Entscheidungsstichwort (Thema)

Sozialhilfe. Übernahme von Bestattungskosten. Verpflichteter. Bestattungspflicht der Mutter der Verstorbenen. Verweis auf eine vorrangige Verpflichtung der Kinder der Verstorbenen. Minderjährigkeit und Mittellosigkeit

 

Leitsatz (amtlich)

Ein die Anspruchsberechtigung nach § 74 SGB XII ausschließender Verweis auf vorrangig Verpflichtete kommt zumindest dann nicht in Betracht, wenn im Zeitpunkt, in dem der Bedarf eintritt, feststeht, dass die vorrangig Verpflichteten minderjährig und mittellos sind.

 

Tenor

Die Berufung wird zurückgewiesen.

Die Beklagte hat der Klägerin die außergerichtlichen Kosten des Rechtsstreits zu erstatten.

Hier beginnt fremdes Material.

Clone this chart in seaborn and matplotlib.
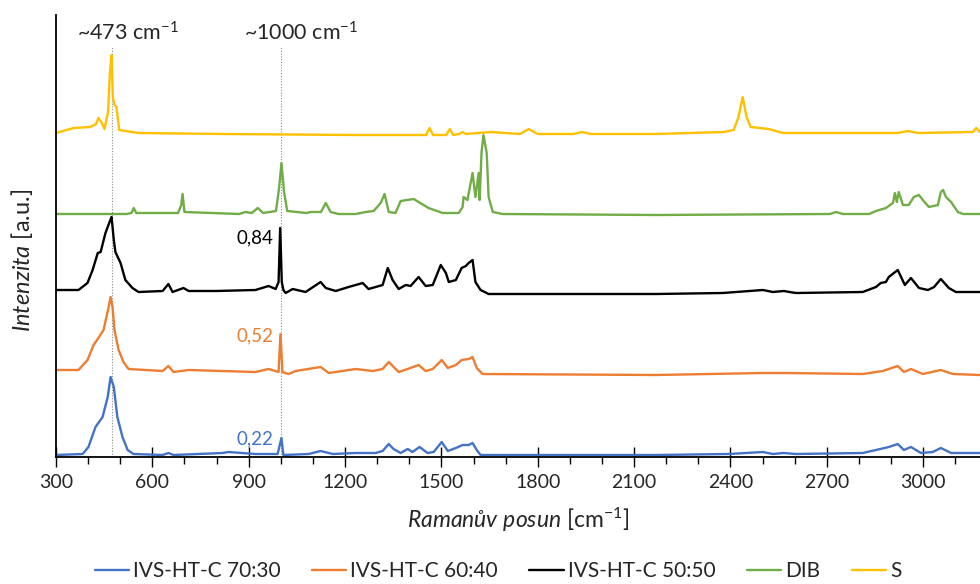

Die Revision wird nicht zugelassen.

 

Tatbestand

Die Beteiligten streiten über einen Anspruch der Klägerin als Mutter der Verstorbenen auf Übernahme der Bestattungskosten gemäß § 74 des Zwölften Buches Sozialgesetzbuch (SGB XII) und dabei insbesondere um die Bedeutung der Rangfolge der Bestattungspflichtigen gemäß § 8 Abs. 3 des Niedersächsischen Gesetzes über das Leichen-, Bestattungs- und Friedhofswesen (NBestattG).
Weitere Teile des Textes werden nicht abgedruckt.